Our Experiments

Overview

Teaching: min
Exercises: min
Questions
  • How can I confirm if everything ran correctly?

  • How can I troubleshoot errors?

Objectives

We have three cases (or experiments) we are working with. We will take a look at what happened with each one of them.

  1. b.day1.0
    This was our first case that ran initially for 5-days. We then set CONTINUE_RUN=TRUE and ran it again for another 5-days. This run should have completed successfully. How can we confirm this?

Check your CaseStatus file

Go to your case directory for this case and look at the end of the CaseStatus file

tail CaseStatus

Now let’s check out the output from this case. Remember, it is located in the DOUT_S_ROOT directory.

cases/b.day1.0> ./xmlquery DOUT_S_ROOT

	DOUT_S_ROOT: /glade/scratch/kpegion/archive/b.day1.0

We will go there and see if we now have 10 days of data.

cd /glade/scratch/kpegion/archive/b.day1.0
cd ocn/hist

We now have two output files for the ocean: b.day1.0.pop.h.nday1.0001-01-01.nc and b.day1.0.pop.h.nday1.0001-01-06.nc.

b.day1.0.pop.h.nday1.0001-01-01.nc is the same file we looked at last week which has the first 5-days.
b.day1.0.pop.h.nday1.0001-01-06.nc contains the next 5-days that we ran by setting CONTINUE_RUN=TRUE Use ncview to look at these files.

  1. Second case
    This is our case that we are running for 4-years with daily precip and standard monthly output to use for Assignment #2. Assuming the configuration and namelist changes were entered correctly, this run should have completed successfully.

There should be monthly and daily output for the atmosphere. Let’s confirm:

cd /glade/scratch/kpegion/archive/test1/atm/hist
ls

The test1.cam.h0.*.nc files contain monthly averaged data.

The test1.cam.h1.*.nc contain daily averaged data.

What is in these files?

We will look at each file using ncdump -h to understand what is in the files.

What variables are in the h0 files? What variables are in the h1 files?

We set this with the namelist options

fincl2 = 'PRECC', 'PRECL'

nhtfrq = 0, -24

How many times are in the h0 files?

How many times are in the h1 files?

We set this with the mfilt = 1,1 namelist option.
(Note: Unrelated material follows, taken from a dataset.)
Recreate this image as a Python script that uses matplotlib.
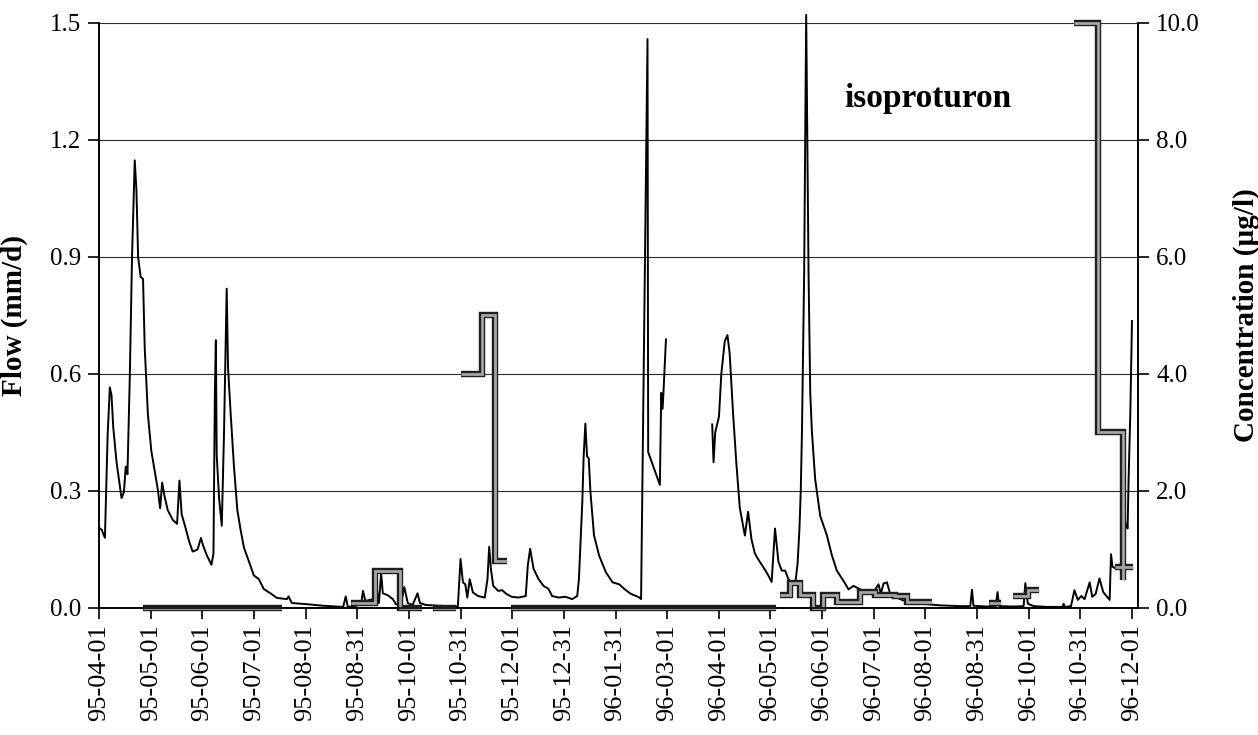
import numpy as np
import matplotlib
matplotlib.use("Agg")
import matplotlib.pyplot as plt
import matplotlib.patheffects as pe
from matplotlib.ticker import FixedLocator, FixedFormatter, FormatStrFormatter

plt.rcParams['font.family'] = ['Liberation Serif', 'DejaVu Serif']

# Date axis labels (Excel-style date category axis, evenly spaced)
tick_labels = ['95-04-01', '95-05-01', '95-06-01', '95-07-01', '95-08-01',
               '95-08-31', '95-10-01', '95-10-31', '95-12-01', '95-12-31',
               '96-01-31', '96-03-01', '96-04-01', '96-05-01', '96-06-01',
               '96-07-01', '96-08-01', '96-08-31', '96-10-01', '96-10-31',
               '96-12-01']
span_days = 610  # 95-04-01 .. 96-12-01

# Daily flow (mm/d), day counted from 95-04-01; NaN marks missing record
flow_day = [0, 1.6, 3.5, 5.1, 6.4, 7.4, 8.4, 10.4, 13.3, 14.7, 15.8, 16.8, 18.2, 19.5,
            21.1, 22.1, 23.1, 24.6, 26.0, 27.0, 28.9, 30.9, 32.8, 34.8, 36.1, 37.3,
            38.7, 40.6, 43.6, 46.1, 47.5, 48.8, 51.4, 53.3, 55.3, 58.2, 60.2, 61.5,
            63.7, 66.4, 67.6, 68.4, 69.0, 69.5, 70.9, 72.5, 73.8, 75.4, 76.2, 77.8,
            79.7, 81.7, 83.6, 85.6, 88.5, 91.4, 94.4, 97.3, 101.2, 105.1, 111.0,
            111.9, 113.9, 122.7, 132.5, 144.2, 145.7, 146.9, 152.0, 154.9, 155.9,
            157.3, 161.8, 163.7, 165.3, 166.6, 167.6, 170.5, 173.5, 175.4, 178.4,
            180.3, 182.3, 185.2, 188.1, 189.5, 193.0, 200.8, 211.9, 213.5, 214.9,
            216.3, 217.5, 218.9, 220.8, 223.8, 227.8, 229.4, 230.4, 231.4, 232.8,
            235.7, 238.0, 240.7, 243.7, 247.7, 252.0, 253.2, 254.6, 256.6, 259.6,
            262.5, 265.5, 267.5, 271.5, 275.5, 279.4, 282.4, 283.4, 285.4, 286.2,
            287.2, 288.2, 289.2, 290.2, 292.3, 295.3, 299.3, 303.3, 307.2, 310.2,
            314.2, 317.2, 319.1, 320.1, 323.9, 324.3, 331.2, 332.0, 332.8, 333.3,
            334.8, 348.0,
            362.1, 362.9, 363.9, 366.1, 367.5, 369.5, 371.1, 372.4, 374.4, 376.4,
            378.4, 381.4, 383.3, 385.3, 387.3, 389.3, 392.3, 395.2, 397.2, 399.2,
            401.2, 403.2, 405.2, 407.1, 409.1, 411.1, 412.5, 413.6, 414.4, 415.1,
            416.4, 417.6, 419.0, 420.0, 421.0, 422.9, 425.9, 429.8, 432.8, 435.7,
            439.6, 442.6, 445.5, 449.5, 453.5, 457.4, 460.3, 461.7, 463.3, 465.3,
            467.2, 469.2, 473.1, 477.1, 483.0, 488.9, 496.7, 508.6, 514.5, 515.5,
            516.4, 524.3, 529.5, 530.6, 531.5, 540.0, 546.0, 547.0, 548.5, 552.0,
            560.0, 569.0, 569.6, 570.3, 574.0, 576.0, 578.0, 580.0, 582.0, 585.0,
            586.5, 588.5, 590.8, 593.0, 596.8, 597.6, 598.5, 600.5, 602.5, 604.5,
            605.5, 606.5, 607.4, 608.0, 609.0, 610.0]
flow_mm = [0.205, 0.2, 0.179, 0.443, 0.565, 0.544, 0.463, 0.372, 0.281, 0.296, 0.362, 0.342,
           0.595, 0.899, 1.147, 1.071, 0.899, 0.848, 0.843, 0.666, 0.494, 0.402, 0.352,
           0.301, 0.255, 0.321, 0.286, 0.25, 0.225, 0.215, 0.326, 0.24, 0.2, 0.169, 0.144,
           0.149, 0.179, 0.159, 0.134, 0.11, 0.139, 0.544, 0.686, 0.392, 0.281, 0.21,
           0.443, 0.818, 0.615, 0.494, 0.362, 0.25, 0.2, 0.154, 0.119, 0.083, 0.073,
           0.048, 0.037, 0.025, 0.022, 0.029, 0.012, 0.009, 0.005, 0.002, 0.029, 0.002,
           0.005, 0.012, 0.043, 0.017, 0.022, 0.058, 0.012, 0.088, 0.037, 0.032, 0.022,
           0.009, 0.012, 0.053, 0.012, 0.007, 0.037, 0.012, 0.007, 0.005, 0.003, 0.125,
           0.065, 0.06, 0.026, 0.073, 0.039, 0.03, 0.026, 0.073, 0.156, 0.1, 0.056,
           0.043, 0.045, 0.035, 0.028, 0.026, 0.03, 0.108, 0.151, 0.1, 0.073, 0.056,
           0.048, 0.03, 0.026, 0.028, 0.022, 0.03, 0.073, 0.272, 0.388, 0.472, 0.388,
           0.383, 0.297, 0.186, 0.134, 0.091, 0.065, 0.06, 0.048, 0.035, 0.03, 0.026,
           0.022, 1.458, 0.399, 0.315, 0.551, 0.51, 0.55, 0.688, np.nan,
           0.47, 0.373, 0.45, 0.49, 0.6, 0.683, 0.699, 0.653, 0.5, 0.368, 0.256, 0.185,
           0.246, 0.175, 0.139, 0.124, 0.104, 0.083, 0.066, 0.203, 0.118, 0.095, 0.095,
           0.073, 0.065, 0.06, 0.112, 0.2, 0.3, 0.45, 0.856, 1.52, 0.856, 0.55, 0.45,
           0.33, 0.235, 0.186, 0.134, 0.095, 0.069, 0.047, 0.056, 0.047, 0.039, 0.04,
           0.06, 0.036, 0.062, 0.065, 0.035, 0.03, 0.022, 0.015, 0.013, 0.009, 0.006,
           0.004, 0.004, 0.046, 0.005, 0.003, 0.004, 0.04, 0.004, 0.003, 0.004, 0.063,
           0.01, 0.004, 0.002, 0.002, 0.01, 0.002, 0.004, 0.045, 0.02, 0.03, 0.022,
           0.065, 0.028, 0.035, 0.075, 0.04, 0.02, 0.137, 0.105, 0.1, 0.11, 0.09, 0.23,
           0.21, 0.203, 0.33, 0.5, 0.735]

# Isoproturon concentration (ug/l) per composite sampling period; NaN separates periods
conc_day = [26, 108, np.nan,
            149, 163, 163, 177.5, 177.5, 191, np.nan,
            197, 211, np.nan,
            213.5, 226, 226, 233.8, 233.8, 240.7, np.nan,
            243, 400, np.nan,
            402.3, 408.2, 408.2, 414, 414, 421.9, 421.9, 427.8, 427.8, 435.7, 435.7,
            449.5, 449.5, 458.4, 458.4, 470, 470, 477, 477, 492, np.nan,
            525.3, 532.6, np.nan,
            539.7, 548.5, 548.5, 554.8, np.nan,
            576, 589.8, 589.8, 604.4, 604.4, np.nan,
            600, 610.8]
conc_ugl = [0, 0, np.nan,
            0.08, 0.08, 0.62, 0.62, 0, 0, np.nan,
            0, 0, np.nan,
            4.0, 4.0, 5.0, 5.0, 0.8, 0.8, np.nan,
            0, 0, np.nan,
            0.21, 0.21, 0.415, 0.415, 0.22, 0.22, 0.0, 0.0, 0.21, 0.21, 0.1,
            0.1, 0.27, 0.27, 0.22, 0.22, 0.2, 0.2, 0.1, 0.1, np.nan,
            0.08, 0.08, np.nan,
            0.2, 0.2, 0.3, 0.3, np.nan,
            10.0, 10.0, 3.0, 3.0, 0.47, np.nan,
            0.69, 0.69]

W, H = 1258, 735
fig = plt.figure(figsize=(W / 100, H / 100), dpi=100)
x0, x1, ytop, ybot = 99, 1138, 22.7, 607.7
ax = fig.add_axes([x0 / W, 1 - ybot / H, (x1 - x0) / W, (ybot - ytop) / H])
ax2 = ax.twinx()

px_per_day = (1132 - x0) / span_days
ax.set_xlim(0, (x1 - x0) / px_per_day)
ax.set_ylim(0, 1.5)
ax2.set_ylim(0, 10)

# horizontal gridlines on the flow scale
ax.set_yticks(np.arange(0, 1.51, 0.3))
ax.yaxis.set_major_formatter(FormatStrFormatter('%.1f'))
ax.grid(axis='y', color='#2a2a2a', lw=0.8)
ax.set_axisbelow(True)
ax2.set_yticks(np.arange(0, 10.1, 2))
ax2.yaxis.set_major_formatter(FormatStrFormatter('%.1f'))

ticks = np.linspace(0, span_days, len(tick_labels))
ax.xaxis.set_major_locator(FixedLocator(ticks))
ax.xaxis.set_major_formatter(FixedFormatter(tick_labels))

for a in (ax, ax2):
    for s in a.spines.values():
        s.set_linewidth(1.2)
        s.set_color('black')
    a.spines['top'].set_visible(False)
ax.tick_params(axis='x', direction='out', length=8, width=1.2, pad=4,
               labelsize=19, labelrotation=90)
ax.tick_params(axis='y', direction='out', length=8, width=1.2, pad=5, labelsize=18)
ax2.tick_params(axis='y', direction='out', length=8, width=1.2, pad=5, labelsize=18)

ax.plot(flow_day, flow_mm, color='black', lw=1.4, clip_on=False, zorder=3)
# concentration: grey band with dark edges, kept beneath the axis line
ax2.plot(conc_day, conc_ugl, color='#a4a4a4', lw=2.0, clip_on=False, zorder=2.2,
         solid_joinstyle='miter', solid_capstyle='butt',
         path_effects=[pe.Stroke(linewidth=4.6, foreground='#1e1e1e'), pe.Normal()])

ax.set_ylabel('Flow (mm/d)', fontsize=21, fontweight='bold')
ax.yaxis.set_label_coords(-0.068, 0.5)
ax2.set_ylabel('Concentration (\u00b5g/l)', fontsize=21, fontweight='bold')
ax2.yaxis.set_label_coords(1.091, 0.5)

ax2.text(440, 8.7, 'isoproturon', fontsize=24, fontweight='bold', ha='left', va='center')

fig.savefig('out.png', dpi=100)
Remember, you can look up namelist options

mfilt
Array containing the maximum number of time samples written to a history file. The first value applies to the primary history file, the second through tenth to the auxillary history files. Default: 1,30,30,30,30,30,30,30,30,30

We have lots of history files and we can look at each of them using ncview, but that is not very useful.

We can read in all the files using Python xarray, but its a lot of data.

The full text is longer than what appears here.